Step 2: Track Overnight Inventory

  • Note where price closes relative to value each day
  • Above value = long inventory | Below value = short inventory
  • Watch how next day opens relative to inventory
  • Inventory + open relationship = directional bias

Step 3: Identify Excess and Poor Highs/Lows

  • Mark single-TPO tails (excess) on your profiles
  • Mark poor highs/lows (weak extremes)
  • Track these levels for future retest opportunities
  • Trade the retest (fade excess, break poor highs/lows)

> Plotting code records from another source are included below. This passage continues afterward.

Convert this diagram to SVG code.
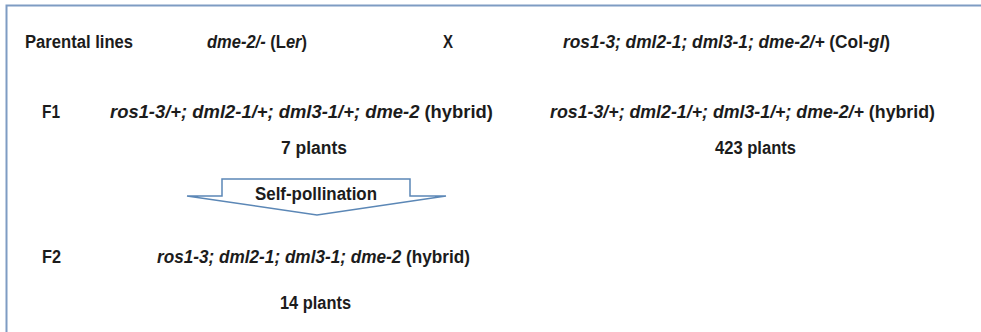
<svg xmlns="http://www.w3.org/2000/svg" width="981" height="332" viewBox="0 0 981 332">
<style>
.t{font-family:"Liberation Sans",Arial,sans-serif;font-weight:bold;font-size:18px;fill:#1c1c1c}
.i{font-style:italic}
.frame{fill:none;stroke:#7e9cc3;stroke-width:2}
.arrow{fill:#ffffff;stroke:#5b87b6;stroke-width:1.5;stroke-linejoin:miter}
</style>
<rect width="981" height="332" fill="#ffffff"/>
<rect class="frame" x="6.5" y="5.5" width="1000" height="340"/>
<g id="row-parental">
<text class="t" x="25" y="47.5" textLength="108" lengthAdjust="spacingAndGlyphs">Parental lines</text>
<g id="parent-ler"><text class="t" x="207" y="47.5" textLength="100" lengthAdjust="spacingAndGlyphs"><tspan class="i">dme-2/-</tspan> (L<tspan class="i">er</tspan>)</text></g>
<g id="cross"><text class="t" x="443" y="47.5" textLength="10" lengthAdjust="spacingAndGlyphs">X</text></g>
<g id="parent-col"><text class="t" x="563" y="47.5" textLength="327" lengthAdjust="spacingAndGlyphs"><tspan class="i">ros1-3; dml2-1; dml3-1; dme-2/+</tspan> (Col-<tspan class="i">gl</tspan>)</text></g>
</g>
<g id="row-f1">
<text class="t" x="42" y="118" textLength="18" lengthAdjust="spacingAndGlyphs">F1</text>
<g id="f1-left"><text class="t" x="110" y="118" textLength="383" lengthAdjust="spacingAndGlyphs"><tspan class="i">ros1-3/+; dml2-1/+; dml3-1/+; dme-2</tspan> (hybrid)</text>
<text class="t" x="281" y="154" textLength="66" lengthAdjust="spacingAndGlyphs">7 plants</text></g>
<g id="f1-right"><text class="t" x="550" y="118" textLength="385" lengthAdjust="spacingAndGlyphs"><tspan class="i">ros1-3/+; dml2-1/+; dml3-1/+; dme-2/+</tspan> (hybrid)</text>
<text class="t" x="715" y="153.5" textLength="81" lengthAdjust="spacingAndGlyphs">423 plants</text></g>
</g>
<g id="connectors">
<g id="self-pollination">
<polygon class="arrow" points="222,179 410,179 410,196 446,196 317,215 187,196 222,196"/>
<text class="t" x="255" y="200" textLength="122" lengthAdjust="spacingAndGlyphs">Self-pollination</text>
</g>
</g>
<g id="row-f2">
<text class="t" x="42" y="263" textLength="19" lengthAdjust="spacingAndGlyphs">F2</text>
<g id="f2"><text class="t" x="157" y="263" textLength="313" lengthAdjust="spacingAndGlyphs"><tspan class="i">ros1-3; dml2-1; dml3-1; dme-2</tspan> (hybrid)</text>
<text class="t" x="280" y="309" textLength="71" lengthAdjust="spacingAndGlyphs">14 plants</text></g>
</g>
</svg>
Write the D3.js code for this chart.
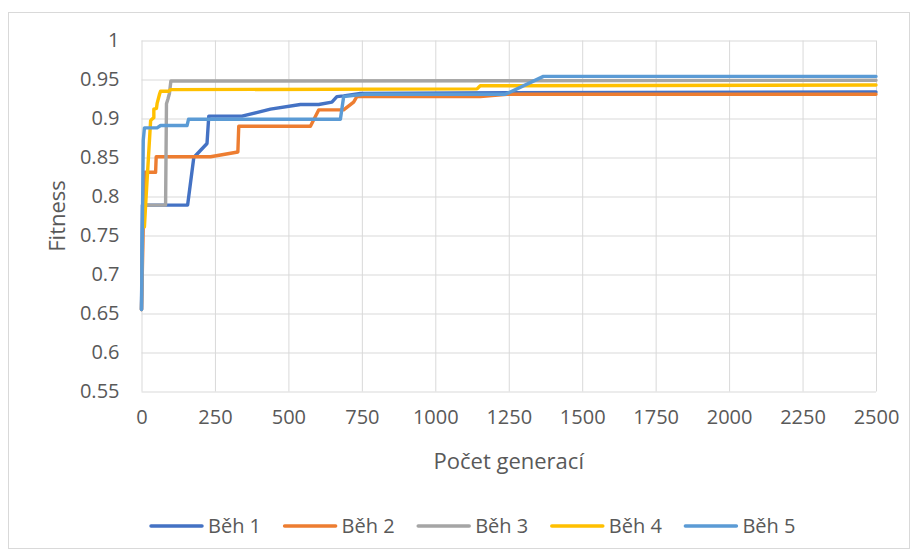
<!DOCTYPE html>
<html>
<head>
<meta charset="utf-8">
<script src="https://cdn.jsdelivr.net/npm/d3@7"></script>
<style>
  html, body { margin: 0; padding: 0; background: #fff; }
  svg text { font-family: "Open Sans", Calibri, sans-serif; fill: #595959; }
</style>
</head>
<body>
<svg id="chart" width="918" height="555"></svg>
<script>
// Fitness progress of five runs over generations: [generation, fitness]
const run1 = [[0,0.655],[3,0.789],[157,0.789],[178,0.850],[223,0.868],[229,0.903],[342,0.903],[439,0.912],[541,0.918],[603,0.918],[648,0.921],[665,0.928],[688,0.929],[745,0.932],[1250,0.933],[2500,0.934]];
const run2 = [[0,0.655],[10,0.831],[48,0.831],[50,0.851],[235,0.851],[328,0.857],[331,0.890],[575,0.890],[603,0.911],[688,0.911],[722,0.921],[733,0.928],[1153,0.928],[1244,0.931],[2500,0.931]];
const run3 = [[0,0.655],[5,0.789],[82,0.789],[85,0.919],[90,0.925],[95,0.932],[100,0.948],[2500,0.949]];
const run4 = [[10,0.761],[14,0.789],[31,0.897],[35,0.899],[42,0.901],[42,0.912],[51,0.913],[53,0.919],[62,0.932],[65,0.935],[93,0.935],[99,0.937],[1142,0.938],[1153,0.942],[2500,0.943]];
const run5 = [[0,0.655],[6,0.872],[10,0.888],[53,0.888],[65,0.891],[155,0.891],[160,0.899],[677,0.899],[688,0.928],[756,0.931],[1238,0.931],[1368,0.954],[2500,0.954]];

const seriesNames = ["Běh 1", "Běh 2", "Běh 3", "Běh 4", "Běh 5"];
const seriesColors = ["#4472C4", "#ED7D31", "#A5A5A5", "#FFC000", "#5B9BD5"];
const xTicks = [0, 250, 500, 750, 1000, 1250, 1500, 1750, 2000, 2250, 2500];
const yTicks = [0.55, 0.6, 0.65, 0.7, 0.75, 0.8, 0.85, 0.9, 0.95, 1];
const xTitle = "Počet generací";
const yTitle = "Fitness";

const runs = [run1, run2, run3, run4, run5];

const svg = d3.select("#chart");

// outer chart border
svg.append("rect")
  .attr("x", 8.5).attr("y", 12.5)
  .attr("width", 901).attr("height", 536)
  .attr("fill", "#fff").attr("stroke", "#D9D9D9").attr("stroke-width", 1);

const x = d3.scaleLinear().domain([0, 2500]).range([141.5, 876]);
const y = d3.scaleLinear().domain([0.55, 1]).range([391.5, 40.5]);

// gridlines
const gridX = d3.axisBottom(x).tickValues(xTicks).tickSize(-(y(0.55) - y(1))).tickFormat("");
svg.append("g").attr("transform", `translate(0,${y(0.55)})`).call(gridX)
  .call(g => g.select(".domain").remove())
  .call(g => g.selectAll("line").attr("stroke", "#D9D9D9").attr("stroke-width", 1));

const gridY = d3.axisLeft(y).tickValues(yTicks).tickSize(-(x(2500) - x(0))).tickFormat("");
svg.append("g").attr("transform", `translate(${x(0)},0)`).call(gridY)
  .call(g => g.select(".domain").remove())
  .call(g => g.selectAll("line").attr("stroke", "#D9D9D9").attr("stroke-width", 1));

// tick labels
const xAxis = d3.axisBottom(x).tickValues(xTicks).tickSize(0).tickPadding(18).tickFormat(d3.format("d"));
svg.append("g").attr("transform", `translate(0,${y(0.55)})`).call(xAxis)
  .call(g => g.select(".domain").remove())
  .call(g => g.selectAll("text").attr("font-size", 20).attr("fill", "#595959")
    .attr("font-family", "Open Sans, sans-serif"));

const yAxis = d3.axisLeft(y).tickValues(yTicks).tickSize(0).tickPadding(22).tickFormat(d => String(+d.toFixed(2)));
svg.append("g").attr("transform", `translate(${x(0)},0)`).call(yAxis)
  .call(g => g.select(".domain").remove())
  .call(g => g.selectAll("text").attr("font-size", 20).attr("fill", "#595959")
    .attr("font-family", "Open Sans, sans-serif"));

// axis titles
svg.append("text").attr("x", (x(0) + x(2500)) / 2).attr("y", 469)
  .attr("text-anchor", "middle").attr("font-size", 22).text(xTitle);
svg.append("text").attr("transform", `translate(65,${(y(0.55) + y(1)) / 2}) rotate(-90)`)
  .attr("text-anchor", "middle").attr("font-size", 22).text(yTitle);

// series lines
const line = d3.line().x(d => x(d[0])).y(d => y(d[1]));
runs.forEach((r, i) => {
  svg.append("path").datum(r)
    .attr("d", line)
    .attr("fill", "none")
    .attr("stroke", seriesColors[i])
    .attr("stroke-width", 3.4)
    .attr("stroke-linejoin", "round")
    .attr("stroke-linecap", "round");
});

// legend
const legend = svg.append("g");
seriesNames.forEach((name, i) => {
  const lx = 151 + i * 133.6;
  legend.append("line").attr("x1", lx).attr("x2", lx + 51)
    .attr("y1", 526).attr("y2", 526)
    .attr("stroke", seriesColors[i]).attr("stroke-width", 3.5).attr("stroke-linecap", "round");
  legend.append("text").attr("x", lx + 57).attr("y", 533)
    .attr("font-size", 20).text(name);
});
</script>
</body>
</html>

Step 4: Scale Position Size Based on Confluence

  • Standard size: Daily POC trades
  • 1.5x size: Weekly POC alignment
  • 2x size: Monthly POC alignment
  • 3x size: Multiple composite timeframes + excess confluence

Step 5: Use Structural Stops

  • Never use arbitrary point stops
  • Stop = structure invalidation (below composite POC, through excess, etc.)
  • If structure breaks, exit immediately regardless of P&L

Conclusion: Trading with Institutional Market Profile Edge

Institutional traders don't have secret indicators or insider information. Their edge comes from systematic application of market profile trading principles at multiple timeframes with disciplined risk management.

Key institutional techniques:

  • Composite profile analysis (weekly, monthly, quarterly)
  • Overnight inventory tracking for directional bias
  • Excess and poor high/low identification
  • Multi-timeframe POC confluence for entries
  • Variable position sizing based on setup quality
  • Structural stops (not arbitrary points)
  • Portfolio-level risk management

You don't need billions in capital to trade like institutions. You need their market profile trading framework, discipline, and patience.

Start implementing one institutional technique per month. Within 6 months, you'll be analyzing markets the way hedge funds and banks do—giving you a genuine edge over retail traders who rely on lagging indicators and patterns.